The NYPD is clearly engaging in harassment of people based solely on their gender presentation and their ethnicity, further criminalizing communities that are already the victims of street harassment, employment discrimination, and higher rates of poverty.
No community is safe
The article in The New York Times exposes the fact that no community is safe from the NYPD’s reign of terror. The article was released only a few weeks after the NYPD gunned down Kimani Gray in Bedford Stuyvesant, another young African American man shot down by the racist NYPD, setting off weeks of protest by the community that was met with more police violence, suppression, media blackouts and the NYPD declaring martial law in some areas.
A few weeks before Kimani Gray was killed, the NYPD invaded the home of Jabbar Campbell in Crown Heights, beating and shouting homophobic remarks at him. That incident resulted in a coalition of anti-police violence organizers from the African American, Latino, immigrant and LGBTQ communities marching on the 77th precinct in a show of support and unity.
At the time of this writing, “Stop and Frisk” is being challenged in a court in lower Manhattan. The law has been roundly criticized as a direct violation of civil rights, and its racist implementation and complete ineffectiveness at making anyone safer has been well documented. Whether or not the current legal action will result in “Stop and Frisk” being overturned is unclear.

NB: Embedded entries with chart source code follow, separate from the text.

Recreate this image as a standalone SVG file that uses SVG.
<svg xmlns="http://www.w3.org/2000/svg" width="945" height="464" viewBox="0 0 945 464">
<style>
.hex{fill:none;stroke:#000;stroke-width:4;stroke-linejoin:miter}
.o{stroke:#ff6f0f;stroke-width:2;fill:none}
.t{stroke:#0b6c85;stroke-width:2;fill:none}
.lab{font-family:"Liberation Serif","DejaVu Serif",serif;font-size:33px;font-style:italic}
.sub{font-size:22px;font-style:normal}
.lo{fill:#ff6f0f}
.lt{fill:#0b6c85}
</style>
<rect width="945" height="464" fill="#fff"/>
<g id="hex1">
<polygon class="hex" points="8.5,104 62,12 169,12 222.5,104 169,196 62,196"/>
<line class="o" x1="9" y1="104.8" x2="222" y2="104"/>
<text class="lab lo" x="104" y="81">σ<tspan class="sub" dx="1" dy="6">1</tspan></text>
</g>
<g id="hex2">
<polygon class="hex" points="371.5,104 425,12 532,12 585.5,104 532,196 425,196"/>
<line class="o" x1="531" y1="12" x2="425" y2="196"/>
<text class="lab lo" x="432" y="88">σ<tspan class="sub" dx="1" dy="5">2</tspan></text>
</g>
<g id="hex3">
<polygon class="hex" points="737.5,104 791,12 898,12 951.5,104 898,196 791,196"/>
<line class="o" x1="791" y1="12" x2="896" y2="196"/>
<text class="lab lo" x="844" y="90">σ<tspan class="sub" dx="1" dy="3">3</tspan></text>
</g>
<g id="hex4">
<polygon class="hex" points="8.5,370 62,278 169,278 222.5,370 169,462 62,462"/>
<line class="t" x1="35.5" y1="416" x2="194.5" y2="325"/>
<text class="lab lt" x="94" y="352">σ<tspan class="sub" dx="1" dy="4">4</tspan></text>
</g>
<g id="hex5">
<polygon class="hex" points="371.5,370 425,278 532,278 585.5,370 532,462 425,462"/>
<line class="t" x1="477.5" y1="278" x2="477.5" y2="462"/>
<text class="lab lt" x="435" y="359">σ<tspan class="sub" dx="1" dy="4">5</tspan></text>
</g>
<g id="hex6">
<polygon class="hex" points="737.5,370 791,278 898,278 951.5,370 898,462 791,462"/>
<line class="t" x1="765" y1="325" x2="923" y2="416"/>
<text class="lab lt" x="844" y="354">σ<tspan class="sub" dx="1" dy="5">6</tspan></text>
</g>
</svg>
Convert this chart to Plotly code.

What is clear is that the tension between the NYPD and working-class communities in the city, especially communities of color and the LGBTQ community, is reaching a high point. What has been clear for decades is that the ruling class will use the NYPD and police departments in other major urban centers of the United States to employ racism and bigotry to terrorize working-class communities. What is also clear is that these communities are realizing their shared reality and joining together to fight back. What is needed now more than ever is an independent, unified movement to stop the cops.